Les Tchèques vont aux urnes vendredi et samedi pour élire leur président et du même coup mettre à l'épreuve leur attachement au chef de l'Etat sortant Milos Zeman, favori au premier tour, mais qui pourrait être battu lors d'un second tour.

M. Zeman, 73 ans, vétéran de la gauche tchèque, pro-russe, pro-chinois et hostile à l'immigration et aux musulmans, brigue un second quinquennat, bravant les critiques de ses propos et gestes souvent controversés.

Huit autres candidats sont en lice, dont son principal concurrent Jiri Drahos, 68 ans, ex-chef de l'Académie des Sciences. Centriste libéral, résolument pro-européen, M. Drahos estime que Prague devrait jouer un "rôle plus actif au sein de l'UE".

Il pourrait battre le chef de l'Etat sortant au second tour, prévu les 26 et 27 janvier avec 48,5% contre 44% grâce aux reports de voix lors de ce vote au suffrage universel direct, selon un sondage réalisé début janvier.

Qui que ce soit, le futur locataire du Château de Prague sera immédiatement confronté au problème de la formation d'un nouveau gouvernement issu des législatives d'octobre 2017.
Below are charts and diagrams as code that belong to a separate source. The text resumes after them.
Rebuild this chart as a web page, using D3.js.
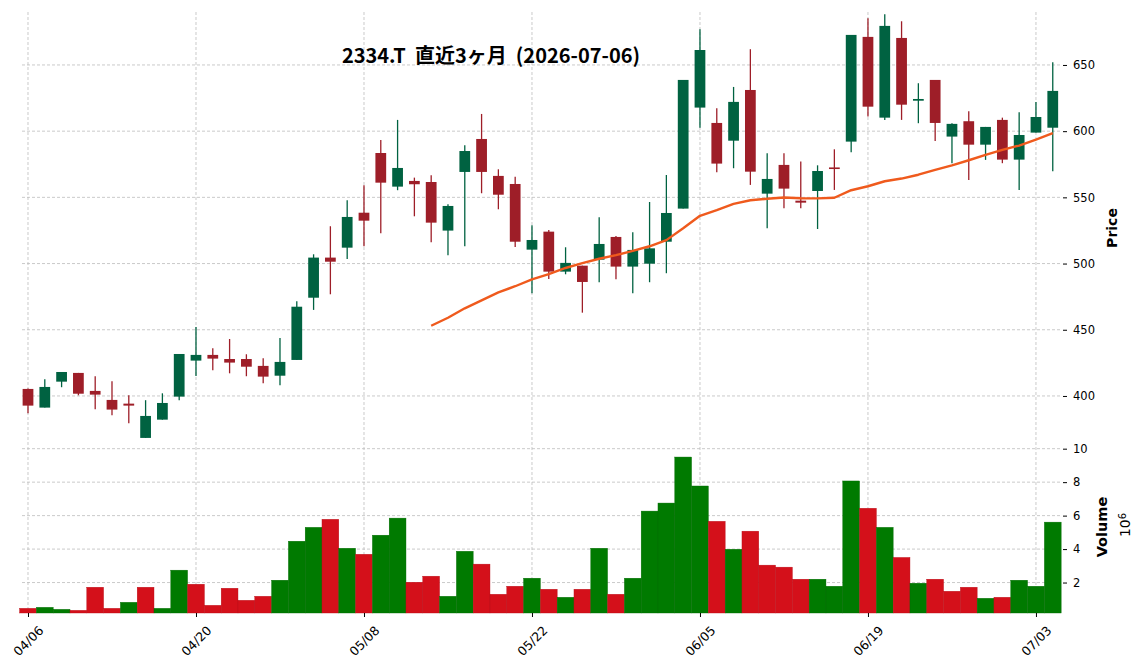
<!DOCTYPE html>
<html><head><meta charset="utf-8">
<script src="https://cdn.jsdelivr.net/npm/d3@7"></script>
<style>body{margin:0;background:#fff} svg{display:block}</style>
</head><body><svg id="c" width="1144" height="670"></svg>
<script>
const titleText = "2334.T  直近3ヶ月  (2026-07-06)";
const dates = [
"04/06","04/07","04/08","04/09","04/10","04/13","04/14","04/15","04/16","04/17",
"04/20","04/21","04/22","04/23","04/24","04/27","04/28","04/30","05/01","05/07",
"05/08","05/11","05/12","05/13","05/14","05/15","05/18","05/19","05/20","05/21",
"05/22","05/25","05/26","05/27","05/28","05/29","06/01","06/02","06/03","06/04",
"06/05","06/08","06/09","06/10","06/11","06/12","06/15","06/16","06/17","06/18",
"06/19","06/22","06/23","06/24","06/25","06/26","06/29","06/30","07/01","07/02",
"07/03","07/06"];
const opens = [
405.3,391.2,410.8,417.4,403.8,397.0,394.2,368.3,382.1,399.5,
426.7,431.0,427.9,427.9,422.7,415.3,427.2,474.2,504.5,512.0,
538.4,583.5,558.1,562.4,561.6,524.9,569.2,594.1,566.2,560.1,
510.5,524.1,493.9,498.4,502.9,520.1,497.7,499.9,516.5,541.5,
617.8,606.2,592.8,631.1,552.8,574.5,547.5,554.8,572.6,592.1,
671.2,610.2,670.4,623.0,638.7,595.9,607.5,589.8,608.5,578.5,
598.9,602.6];
const highs = [
405.6,412.6,418.1,417.4,414.9,411.1,400.5,396.8,402.0,431.7,
452.1,436.0,443.0,431.5,428.5,443.8,471.5,507.0,528.2,547.8,
559.1,593.4,608.5,564.9,566.7,544.8,589.4,613.0,571.2,565.6,
528.9,525.4,512.3,498.4,535.0,520.8,523.6,546.5,566.9,638.7,
677.0,617.3,633.4,661.9,583.3,583.3,577.0,574.2,586.3,672.7,
685.3,688.3,683.0,636.2,638.7,606.0,615.0,603.2,610.2,614.3,
622.1,652.0];
const lows = [
386.9,391.2,406.6,400.5,390.0,385.4,379.4,368.3,382.1,396.8,
415.1,419.4,417.1,414.9,409.6,408.1,427.2,465.0,476.8,503.5,
513.1,522.9,555.4,535.7,516.1,506.3,513.1,553.1,541.0,512.5,
477.6,488.4,491.9,462.9,485.9,488.1,477.6,485.9,492.7,541.5,
602.6,569.0,572.0,559.4,526.7,541.8,541.8,526.1,555.6,584.1,
611.0,608.5,608.5,606.0,592.6,575.8,563.1,578.3,575.8,555.6,
598.9,569.7];
const closes = [
392.7,406.8,418.1,401.7,401.0,389.7,392.7,384.9,394.7,431.7,
431.0,428.2,425.2,422.1,414.6,425.7,467.4,504.5,501.4,535.2,
532.4,561.1,572.2,559.9,530.9,543.5,585.0,569.2,552.0,516.5,
517.8,493.9,500.5,486.1,514.8,497.7,510.3,511.5,538.2,638.7,
661.3,575.5,622.1,569.4,563.9,556.6,546.0,569.9,571.8,672.7,
618.5,679.5,620.0,624.3,606.2,605.5,589.8,603.2,578.5,597.1,
610.7,630.4];
// volume in millions (x10^6)
const volumes = [
0.46,0.52,0.40,0.34,1.72,0.46,0.82,1.72,0.46,2.74,
1.90,0.64,1.66,0.94,1.18,2.14,4.47,5.30,5.78,4.05,
3.69,4.83,5.85,2.02,2.38,1.18,3.87,3.10,1.30,1.78,
2.26,1.60,1.12,1.60,4.05,1.30,2.26,6.27,6.75,9.50,
7.77,5.66,3.99,5.07,3.04,2.92,2.20,2.20,1.78,8.07,
6.44,5.30,3.50,1.96,2.20,1.48,1.72,1.06,1.12,2.14,
1.78,5.61];
const priceTicks = [400,450,500,550,600,650];
const volumeTicks = [2,4,6,8,10];
const dateTickIdx = [0,10,20,30,40,50,60];
const maPeriod = 25;

const C = {
  upCandle: "#006241", downCandle: "#9e1e28",
  upVol: "#007a00", downVol: "#d4101a",
  ma: "#ef5a1d", grid: "#bdbdbd"
};

const svg = d3.select("#c");
const n = dates.length;
const x = d3.scaleLinear().domain([-0.357, 61.55]).range([22, 1062]);
const yP = d3.scaleLinear().domain([362.2, 690]).range([446, 12]);
const yV = d3.scaleLinear().domain([0.18, 10.16]).range([613, 446]);
const step = x(1) - x(0);

// grid
const grid = svg.append("g");
grid.selectAll(".hp").data(priceTicks).join("line")
  .attr("x1", 22).attr("x2", 1062).attr("y1", d => yP(d)).attr("y2", d => yP(d));
grid.selectAll(".hv").data(volumeTicks).join("line").attr("class","hv")
  .attr("x1", 22).attr("x2", 1062).attr("y1", d => yV(d)).attr("y2", d => yV(d));
grid.selectAll(".vx").data(dateTickIdx).join("line").attr("class","vx")
  .attr("x1", d => x(d)).attr("x2", d => x(d)).attr("y1", 12).attr("y2", 613);
grid.selectAll("line").attr("stroke", C.grid).attr("stroke-width", 0.8).attr("stroke-dasharray", "3,2");

// volume bars (colour by close vs previous close)
const volUp = closes.map((c, i) => i === 0 ? c >= opens[0] : c >= closes[i - 1]);
svg.append("g").selectAll("rect").data(volumes).join("rect")
  .attr("x", (d, i) => x(i) - step / 2)
  .attr("width", step)
  .attr("y", d => yV(d))
  .attr("height", d => yV.range()[0] - yV(d))
  .attr("fill", (d, i) => volUp[i] ? C.upVol : C.downVol)
  .attr("stroke", (d, i) => volUp[i] ? "#006a00" : "#b80e18")
  .attr("stroke-width", 0.4);

// candles
const cg = svg.append("g");
const bodyW = step * 0.64;
const idx = d3.range(n);
const col = i => closes[i] >= opens[i] ? C.upCandle : C.downCandle;
cg.selectAll(".wick").data(idx).join("line").attr("class","wick")
  .attr("x1", i => x(i)).attr("x2", i => x(i))
  .attr("y1", i => yP(highs[i])).attr("y2", i => yP(lows[i]))
  .attr("stroke", col).attr("stroke-width", 1.3);
cg.selectAll(".body").data(idx).join("rect").attr("class","body")
  .attr("x", i => x(i) - bodyW / 2).attr("width", bodyW)
  .attr("y", i => yP(Math.max(opens[i], closes[i])))
  .attr("height", i => Math.max(1.6, Math.abs(yP(opens[i]) - yP(closes[i]))))
  .attr("fill", col);

// moving average
const ma = closes.map((c, i) => i < maPeriod - 1 ? null : d3.mean(closes.slice(i - maPeriod + 1, i + 1)));
svg.append("path")
  .datum(idx.filter(i => ma[i] !== null))
  .attr("fill", "none").attr("stroke", C.ma).attr("stroke-width", 2.4)
  .attr("stroke-linejoin", "round")
  .attr("d", d3.line().x(i => x(i)).y(i => yP(ma[i])));

// right axes
const font = "DejaVu Sans, sans-serif";
function styleAxis(g, size) {
  g.select(".domain").remove();
  g.selectAll(".tick line").attr("stroke", "#000").attr("stroke-width", 1);
  g.selectAll(".tick text").attr("fill", "#000").style("font-family", font).style("font-size", size);
}
svg.append("g").attr("transform", "translate(1063,0)")
  .call(d3.axisRight(yP).tickValues(priceTicks).tickSize(4).tickPadding(6)).call(styleAxis, "11.5px");
svg.append("g").attr("transform", "translate(1063,0)")
  .call(d3.axisRight(yV).tickValues(volumeTicks).tickSize(4).tickPadding(6)).call(styleAxis, "11.5px");

// bottom axis
const xa = svg.append("g").attr("transform", "translate(0,613)")
  .call(d3.axisBottom(x).tickValues(dateTickIdx).tickFormat(i => dates[i]).tickSize(4));
styleAxis(xa, "12.5px");
xa.selectAll(".tick text").attr("y", 0).attr("dy", "0.35em")
  .attr("text-anchor", "middle").attr("transform", "translate(0,28) rotate(-45)");

// labels
svg.append("text").attr("transform", "translate(1117,228) rotate(-90)")
  .attr("text-anchor", "middle").style("font-family", font).style("font-weight", "bold")
  .style("font-size", "14px").text("Price");
svg.append("text").attr("transform", "translate(1107,527) rotate(-90)")
  .attr("text-anchor", "middle").style("font-family", font).style("font-weight", "bold")
  .style("font-size", "14.5px").text("Volume");
const off = svg.append("text").attr("transform", "translate(1130,525) rotate(-90)")
  .attr("text-anchor", "middle").style("font-family", font).style("font-size", "14px");
off.append("tspan").text("10");
off.append("tspan").attr("dy", "-0.45em").style("font-size", "10px").text("6");

svg.append("text").attr("x", 491).attr("y", 63).attr("text-anchor", "middle")
  .attr("xml:space", "preserve").style("white-space", "pre")
  .style("font-family", "'Noto Sans CJK JP', sans-serif").style("font-weight", "bold")
  .style("font-size", "20px").text(titleText);
</script></body></html>
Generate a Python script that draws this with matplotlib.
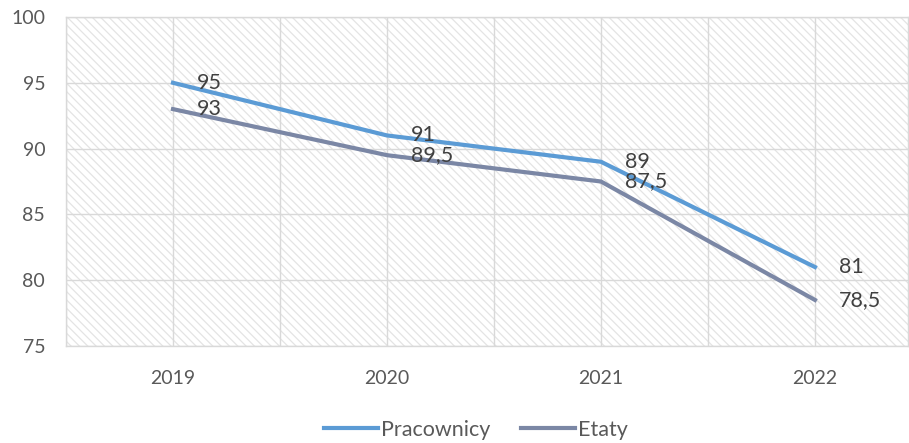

A la mi-décembre, M. Zeman a nommé un cabinet minoritaire dirigé par le milliardaire populiste Andrej Babis, qui n'est pas assuré d'obtenir la confiance du Parlement. Ce vote, que l'on attendait mercredi, ne pourra intervenir que la semaine prochaine, donc après le premier tour de la présidentielle, la session du parlement ayant été suspendue jusqu'à mardi. 

La Constitution lui permet une deuxième tentative et M. Zeman, dont le mandat n'expire que début mars, a déjà annoncé qu'il allait encore charger M. Babis, son allié politique, de cette tâche, malgré des soupçons de fraude qui pèsent sur lui.

En revanche, la situation politique du pays "changerait radicalement" avec l'élection d'un autre candidat, estime l'analyste politique Jiri Pehe.

Un second tour destiné à départager les deux concurrents restant en lice sera organisé si aucun candidat n'emporte la majorité absolue (plus de 50% des suffrages exprimés) lors du premier tour.

"Votez pour qui vous voulez. Votre vote devrait cependant être fondé sur le travail que les candidats ont fait pour la République tchèque et non sur (...) leurs promesses", a affirmé M. Zeman cette semaine.

"Invasion organisée"

"Il s'agit en fait d'un conflit entre la partie post-communiste de la société représentée par Zeman avec son style, et l'autre partie, disons, moderne, pro-occidentale et qui ne veut tout simplement plus d'actuel président", a dit M. Pehe à l'AFP.

L'homme d'affaires et auteur de chansons à succès Michal Horacek, l'ex-Premier ministre de droite Mirek Topolanek, l'ancien ambassadeur en France Pavel Fischer, le médecin et activiste civique Marek Hilser figurent aussi parmi les rivaux de M. Zeman, tout comme Vratislav Kulhanek, ancien patron du constructeur automobile Skoda, Jiri Hynek, directeur de l'Association de l'industrie de défense et de sécurité, et Petr Hannig, compositeur et chanteur.

M. Zeman, qui a refusé de participer aux débats électoraux, est presque certain d'être présent au second tour, grâce notamment au soutien des milieux ruraux et des travailleurs manuels et peu qualifiés. 

Dans ce pays majoritairement hostile à l'immigration, il trouve un écho favorable en qualifiant la crise migratoire d'"invasion organisée", considérant les musulmans comme des gens "impossibles à intégrer".

Douze migrants

Paradoxalament, la République n'a accueilli jusqu'à présent que douze migrants, dans le cadre du système de répartition de l'UE.

S'il ne dispose pas de prérogatives aussi étendues qu'aux Etats-Unis ou en France, le président tchèque entérine les lois adoptées par le Parlement. Il nomme le gouvernement, les membres du conseil de la banque centrale, les juges et les professeurs d'université.

Au moment de son investiture en 2013, M. Zeman avait promis d'agir pour unir la société, mais ses décisions et opinions politiques parfois controversées ont démontré plutôt le contraire.

Il a aussi affirmé qu'il serait un président actif et l'a prouvé en nommant en juillet 2013, en pleine crise gouvernementale, un cabinet intérimaire composé de ses fidèles, qui est resté en place jusqu'en janvier 2014.

Amateur de cigarettes, de bière et d'alcools forts, M. Zeman est devenu la cible de nombreuses plaisanteries à cause de sa démarche titubante et de son regard vitreux, remarqués peu après son retour d'une réception à l'ambassade de Russie.

L'état de santé du chef de l'Etat, souffrant d'une neuropathie d'origine diabétique et d'ennuis d'audition, et qui marche avec une canne, fait l'objet de nombreuses spéculations.